Repeat only the lines below that run from the line with "Write a Python" to the line with "[Path.MOVETO, Path.LINETO, Path.LINETO])", ends included; skip every picture.

** Start of Provided material **

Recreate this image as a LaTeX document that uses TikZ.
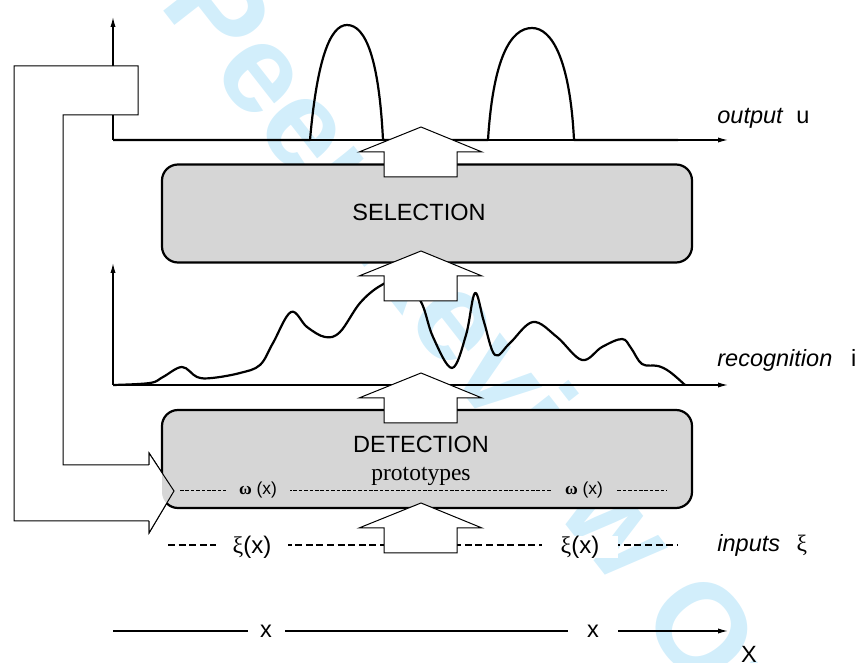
\documentclass[tikz,border=0pt]{standalone}
\usepackage{fontspec}
\setmainfont{Liberation Sans}
\newfontfamily\tmsfont{Liberation Serif}
\usetikzlibrary{arrows.meta}

\definecolor{boxgray}{RGB}{214,214,214}
\definecolor{wmcyan}{RGB}{210,238,251}

\tikzset{ax/.style={line width=0.6pt, -{Latex[length=5pt,width=2.6pt]}}}
\tikzset{crv/.style={line width=1.1pt, line join=round}}
\tikzset{stage/.style={draw, line width=1.1pt, fill=boxgray, rounded corners=8pt, minimum width=265pt, minimum height=49pt, inner sep=0pt}}
\tikzset{blk/.style={draw, line width=0.5pt, fill=white}}

\begin{document}
\begin{tikzpicture}[x=0.5pt,y=-0.5pt,
    txt/.style={font=\fontsize{11.75}{14}\selectfont, inner sep=0pt},
    omlbl/.style={font=\fontsize{8.7}{10}\selectfont, fill=boxgray, inner sep=0pt, minimum height=8pt, minimum width=32pt},
    xilbl/.style={font=\fontsize{12}{14}\selectfont, fill=white, inner sep=0pt, minimum height=10pt},
    xlbl/.style={txt, fill=white, minimum height=8pt},
    fb/.style={draw, line width=0.5pt, fill=white}]

    \useasboundingbox (0,0) rectangle (858,663);

    \begin{scope}
        \clip (0,0) rectangle (858,663);
        \node[rotate=-52, text=wmcyan, font=\fontsize{63}{68}\selectfont\bfseries] (wm) at (437,307) {For Peer Review Only};
    \end{scope}

    \coordinate (u0) at (113,140);
    \coordinate (uy) at (113,17);
    \coordinate (ux) at (728,140);
    \coordinate (i0) at (113,385);
    \coordinate (iy) at (113,263);
    \coordinate (ix) at (728,385);
    \coordinate (x0) at (113,631);
    \coordinate (xx) at (728,631);

    \draw[ax] (u0) -- (uy);
    \draw[ax] (u0) -- (ux);
    \draw[ax] (i0) -- (iy);
    \draw[ax] (i0) -- (ix);

    \draw[crv] (u0) -- (310,140) .. controls (317,60) and (330,25) .. (347,25)
        .. controls (366,25) and (379,60) .. (383,140) -- (488,140)
        .. controls (493,60) and (510,28) .. (532,28)
        .. controls (552,28) and (570,60) .. (574,140) -- (678,140);

    \draw[crv] plot[smooth, tension=0.6] coordinates {(113,385) (150,383) (163,377) (182,367) (197,377) (212,378) (240,373) (260,365) (273,343) (291,312) (307,327) (325,337) (340,332) (360,303) (380,286) (398,281) (420,300) (433,337) (452,368) (466,335) (475,293) (484,322) (495,355) (510,343) (533,322) (557,337) (582,360) (602,347) (622,339) (631,348) (642,364) (658,366) (670,372) (685,385)};

    \draw[fb] (14,66) -- (138,66) -- (138,115) -- (63,115) -- (63,465) -- (149,465) -- (149,453) -- (174,491) -- (149,533) -- (149,521) -- (14,521) -- cycle;

    \node[stage] (sel) at (427,213.5) {};
    \node[stage] (det) at (427,459) {};

    \fill[white] (149,453) -- (174,491) -- (149,533) -- cycle;
    \begin{scope}
        \clip[rounded corners=8pt] (162,410) rectangle (692,508);
        \fill[boxgray] (149,453) -- (174,491) -- (149,533) -- cycle;
    \end{scope}
    \draw[line width=0.5pt] (149,465) -- (149,453) -- (174,491) -- (149,533) -- (149,521);

    \coordinate (oma) at (180,490);
    \coordinate (omb) at (667,490);
    \draw[line width=0.4pt, dash pattern=on 1.8pt off 0.9pt] (oma) -- (omb);
    \node[omlbl] (om1) at (258,490) {{\tmsfont\bfseries ω}\ (x)};
    \node[omlbl] (om2) at (584,490) {{\tmsfont\bfseries ω}\ (x)};

    \coordinate (xia) at (168,545);
    \coordinate (xib) at (678,545);
    \draw[line width=0.75pt, dash pattern=on 3.5pt off 1.8pt] (xia) -- (xib);
    \node[xilbl, minimum width=36pt] (xi1) at (252,547) {{\tmsfont ξ}(x)};
    \node[xilbl, minimum width=38pt] (xi2) at (580,547) {{\tmsfont ξ}(x)};

    \draw[ax] (x0) -- (xx);
    \node[xlbl, minimum width=18.5pt] (x1) at (266,631) {x};
    \node[xlbl, minimum width=25pt] (x2) at (593,631) {x};

    \foreach \ty in {127,251,373,503}
        \draw[blk] (384,\ty+50) -- (384,\ty+25) -- (359,\ty+25) -- (421,\ty) -- (482,\ty+25) -- (457,\ty+25) -- (457,\ty+50) -- cycle;

    \node[txt] (seltxt) at (419,212) {SELECTION};
    \node[txt] (dettxt) at (421,444) {DETECTION};
    \node[txt] (proto) at (421,476) {\tmsfont prototypes};

    \node[txt, anchor=base west] (outlbl) at (717,124) {\textit{output}\hspace{0.55em}u};
    \node[txt, anchor=base west] (reclbl) at (717,367) {\textit{recognition}\hspace{0.8em}i};
    \node[txt, anchor=base west] (inlbl) at (717,552) {\textit{inputs}\hspace{0.7em}{\tmsfont ξ}};
    \node[txt, anchor=base] (bigx) at (749,662) {X};
\end{tikzpicture}
\end{document}
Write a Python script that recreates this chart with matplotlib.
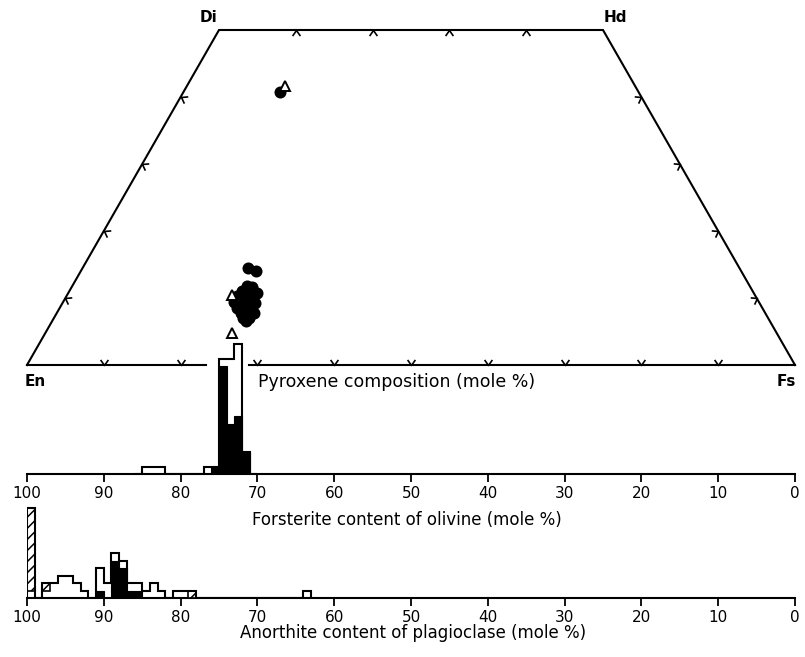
import numpy as np
import matplotlib
matplotlib.use("Agg")
import matplotlib.pyplot as plt
from matplotlib.markers import MarkerStyle
from matplotlib.path import Path
from matplotlib.transforms import Affine2D

# ---------------- data ----------------
# Pyroxene analyses (mole %): Wo and Fs
pyx_dot_wo = [11.8, 11.6, 11.0, 10.9, 10.8, 10.3, 10.2, 10.0, 9.4, 9.4, 9.3, 9.3,
              8.5, 8.5, 8.4, 7.8, 7.6, 7.8, 7.0, 7.0, 6.6, 14.5, 14.0, 40.7,
              10.6, 9.8, 9.0, 8.1, 7.3, 11.3]
pyx_dot_fs = [22.8, 23.5, 22.5, 23.6, 24.5, 22.2, 23.3, 24.4, 22.3, 23.2, 24.3, 25.1,
              23.1, 24.0, 25.0, 23.9, 24.8, 25.6, 24.6, 25.4, 25.2, 21.5, 22.8, 12.6,
              23.0, 23.8, 23.6, 24.4, 25.0, 23.0]
pyx_tri_wo = [41.6, 10.5, 4.8]
pyx_tri_fs = [12.8, 21.5, 24.3]

# Olivine histogram: bin lower edge (Fo), stacked counts
fo_bin = [71, 72, 73, 74, 75, 76, 82, 83, 84]
fo_black = [3, 8, 7, 15, 1, 0, 0, 0, 0]
fo_white = [0, 10, 9, 1, 0, 1, 1, 1, 1]

# Plagioclase histogram: bin lower edge (An), stacked counts
an_bin = [99, 97, 96, 95, 94, 93, 92, 90, 89, 88, 87, 86, 85, 84, 83, 82, 80, 79, 78, 63]
an_black = [0, 0, 0, 0, 0, 0, 0, 1, 0, 5, 4, 1, 1, 0, 0, 0, 0, 0, 0, 0]
an_white = [1, 1, 2, 3, 3, 2, 1, 3, 2, 1, 1, 1, 1, 1, 2, 1, 1, 1, 0, 1]
an_hatch = [11, 1, 0, 0, 0, 0, 0, 0, 0, 0, 0, 0, 0, 0, 0, 0, 0, 0, 1, 0]

scale_ticks = [100, 90, 80, 70, 60, 50, 40, 30, 20, 10, 0]

# ---------------- figure ----------------
W, H = 805, 657
fig = plt.figure(figsize=(W / 100, H / 100), dpi=100)
fig.patch.set_facecolor("white")
plt.rcParams["hatch.linewidth"] = 1.1


def rect(x0, ytop, x1, ybot):
    return [x0 / W, 1 - ybot / H, (x1 - x0) / W, (ybot - ytop) / H]


FS = 11
FT = 12
LW = 1.5

# ---- pyroxene quadrilateral ----
axp = fig.add_axes(rect(27, 30, 795, 365))
axp.set_xlim(0, 100)
axp.set_ylim(0, 50)
axp.axis("off")
axp.plot([0, 25, 75, 100], [0, 50, 50, 0], color="black", lw=LW,
         solid_joinstyle="miter", clip_on=False)
axp.plot([0, 23.3], [0, 0], color="black", lw=LW, clip_on=False)
axp.plot([28.9, 100], [0, 0], color="black", lw=LW, clip_on=False)

chev = Path([(-0.7, 1), (0, 0), (0.7, 1)], [Path.MOVETO, Path.LINETO, Path.LINETO])


def chev_marker(angle):
    return MarkerStyle(chev, fillstyle="none", transform=Affine2D().rotate_deg(angle))


pxx = 768 / 100.0
pxy = 335 / 50.0
side_ang = np.degrees(np.arctan2(-25 * pxx, 50 * pxy))  # inward normal of left side
wo_side = np.array([10, 20, 30, 40])
tick_sets = [
    (np.arange(10, 100, 10), np.zeros(9), 0),
    (np.array([35, 45, 55, 65]), np.full(4, 50), 180),
    (wo_side / 2, wo_side, side_ang - 90),
    (100 - wo_side / 2, wo_side, -(side_ang - 90)),
]
for xs, ys, ang in tick_sets:
    axp.plot(xs, ys, linestyle="none", marker=chev_marker(ang), markersize=8,
             markeredgecolor="black", markeredgewidth=1.2, clip_on=False)

dwo = np.array(pyx_dot_wo)
dfs = np.array(pyx_dot_fs)
axp.scatter(dfs + dwo / 2, dwo, s=75, color="black", linewidths=0, zorder=5, clip_on=False)
two = np.array(pyx_tri_wo)
tfs = np.array(pyx_tri_fs)
axp.plot(tfs + two / 2, two, linestyle="none", marker="^", markersize=6.5,
         markerfacecolor="white", markeredgecolor="black", markeredgewidth=1.4,
         zorder=6, clip_on=False)

fig.text(35 / W, 1 - 381 / H, "En", ha="center", va="center", fontsize=FS, fontweight="bold")
fig.text(786 / W, 1 - 381 / H, "Fs", ha="center", va="center", fontsize=FS, fontweight="bold")
fig.text(208 / W, 1 - 18 / H, "Di", ha="center", va="center", fontsize=FS, fontweight="bold")
fig.text(615 / W, 1 - 18 / H, "Hd", ha="center", va="center", fontsize=FS, fontweight="bold")
fig.text(258 / W, 1 - 382 / H, "Pyroxene composition (mole %)", ha="left", va="center",
         fontsize=12.5)


# ---- histogram helper ----
def histo(ax, bins, black, white, hatch, lo, hi):
    edges = np.arange(lo, hi + 1)
    n = len(edges) - 1
    tb = np.zeros(n)
    tw = np.zeros(n)
    th = np.zeros(n)
    for b, k, w, h in zip(bins, black, white, hatch):
        i = b - lo
        tb[i] += k
        tw[i] += w
        th[i] += h
    tot = tb + tw + th
    centers = edges[:-1] + 0.5
    ax.stairs(tot, edges, baseline=0, fill=True, facecolor="white", edgecolor="none", zorder=1)
    ax.bar(centers, tb, width=1, color="black", edgecolor="black", lw=0.8, zorder=2)
    m = th > 0
    ax.bar(centers[m], th[m], bottom=(tb + tw)[m], width=1, facecolor="white",
           edgecolor="black", hatch="///", lw=1.2, zorder=3)
    ax.stairs(tot, edges, baseline=0, fill=False, color="black", lw=LW, zorder=4)


def scale_axis(ax):
    ax.set_xlim(100, 0)
    ax.set_facecolor("none")
    for s in ["top", "left", "right"]:
        ax.spines[s].set_visible(False)
    ax.spines["bottom"].set_linewidth(LW)
    ax.set_yticks([])
    ax.set_xticks(scale_ticks)
    ax.set_xticklabels([str(t) for t in scale_ticks])
    ax.tick_params(axis="x", direction="out", length=6, width=1.3, pad=3, labelsize=FS)


# ---- olivine ----
axo = fig.add_axes(rect(27, 474 - 20 * 7.2, 795, 474))
axo.set_ylim(0, 20)
scale_axis(axo)
histo(axo, fo_bin, fo_black, fo_white, [0] * len(fo_bin), 70, 86)
fig.text(407 / W, 1 - 520 / H, "Forsterite content of olivine (mole %)", ha="center",
         va="center", fontsize=FT)

# ---- plagioclase ----
axa = fig.add_axes(rect(27, 598 - 14 * 7.5, 795, 598))
axa.set_ylim(0, 14)
scale_axis(axa)
histo(axa, an_bin, an_black, an_white, an_hatch, 63, 100)
fig.text(413 / W, 1 - 633 / H, "Anorthite content of plagioclase (mole %)", ha="center",
         va="center", fontsize=FT)

fig.savefig("out.png", dpi=100)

** End of Provided material **

* **Answer to the task**
Write a Python script that recreates this chart with matplotlib.
import numpy as np
import matplotlib
matplotlib.use("Agg")
import matplotlib.pyplot as plt
from matplotlib.markers import MarkerStyle
from matplotlib.path import Path
from matplotlib.transforms import Affine2D

# ---------------- data ----------------
# Pyroxene analyses (mole %): Wo and Fs
pyx_dot_wo = [11.8, 11.6, 11.0, 10.9, 10.8, 10.3, 10.2, 10.0, 9.4, 9.4, 9.3, 9.3,
              8.5, 8.5, 8.4, 7.8, 7.6, 7.8, 7.0, 7.0, 6.6, 14.5, 14.0, 40.7,
              10.6, 9.8, 9.0, 8.1, 7.3, 11.3]
pyx_dot_fs = [22.8, 23.5, 22.5, 23.6, 24.5, 22.2, 23.3, 24.4, 22.3, 23.2, 24.3, 25.1,
              23.1, 24.0, 25.0, 23.9, 24.8, 25.6, 24.6, 25.4, 25.2, 21.5, 22.8, 12.6,
              23.0, 23.8, 23.6, 24.4, 25.0, 23.0]
pyx_tri_wo = [41.6, 10.5, 4.8]
pyx_tri_fs = [12.8, 21.5, 24.3]

# Olivine histogram: bin lower edge (Fo), stacked counts
fo_bin = [71, 72, 73, 74, 75, 76, 82, 83, 84]
fo_black = [3, 8, 7, 15, 1, 0, 0, 0, 0]
fo_white = [0, 10, 9, 1, 0, 1, 1, 1, 1]

# Plagioclase histogram: bin lower edge (An), stacked counts
an_bin = [99, 97, 96, 95, 94, 93, 92, 90, 89, 88, 87, 86, 85, 84, 83, 82, 80, 79, 78, 63]
an_black = [0, 0, 0, 0, 0, 0, 0, 1, 0, 5, 4, 1, 1, 0, 0, 0, 0, 0, 0, 0]
an_white = [1, 1, 2, 3, 3, 2, 1, 3, 2, 1, 1, 1, 1, 1, 2, 1, 1, 1, 0, 1]
an_hatch = [11, 1, 0, 0, 0, 0, 0, 0, 0, 0, 0, 0, 0, 0, 0, 0, 0, 0, 1, 0]

scale_ticks = [100, 90, 80, 70, 60, 50, 40, 30, 20, 10, 0]

# ---------------- figure ----------------
W, H = 805, 657
fig = plt.figure(figsize=(W / 100, H / 100), dpi=100)
fig.patch.set_facecolor("white")
plt.rcParams["hatch.linewidth"] = 1.1


def rect(x0, ytop, x1, ybot):
    return [x0 / W, 1 - ybot / H, (x1 - x0) / W, (ybot - ytop) / H]


FS = 11
FT = 12
LW = 1.5

# ---- pyroxene quadrilateral ----
axp = fig.add_axes(rect(27, 30, 795, 365))
axp.set_xlim(0, 100)
axp.set_ylim(0, 50)
axp.axis("off")
axp.plot([0, 25, 75, 100], [0, 50, 50, 0], color="black", lw=LW,
         solid_joinstyle="miter", clip_on=False)
axp.plot([0, 23.3], [0, 0], color="black", lw=LW, clip_on=False)
axp.plot([28.9, 100], [0, 0], color="black", lw=LW, clip_on=False)

chev = Path([(-0.7, 1), (0, 0), (0.7, 1)], [Path.MOVETO, Path.LINETO, Path.LINETO])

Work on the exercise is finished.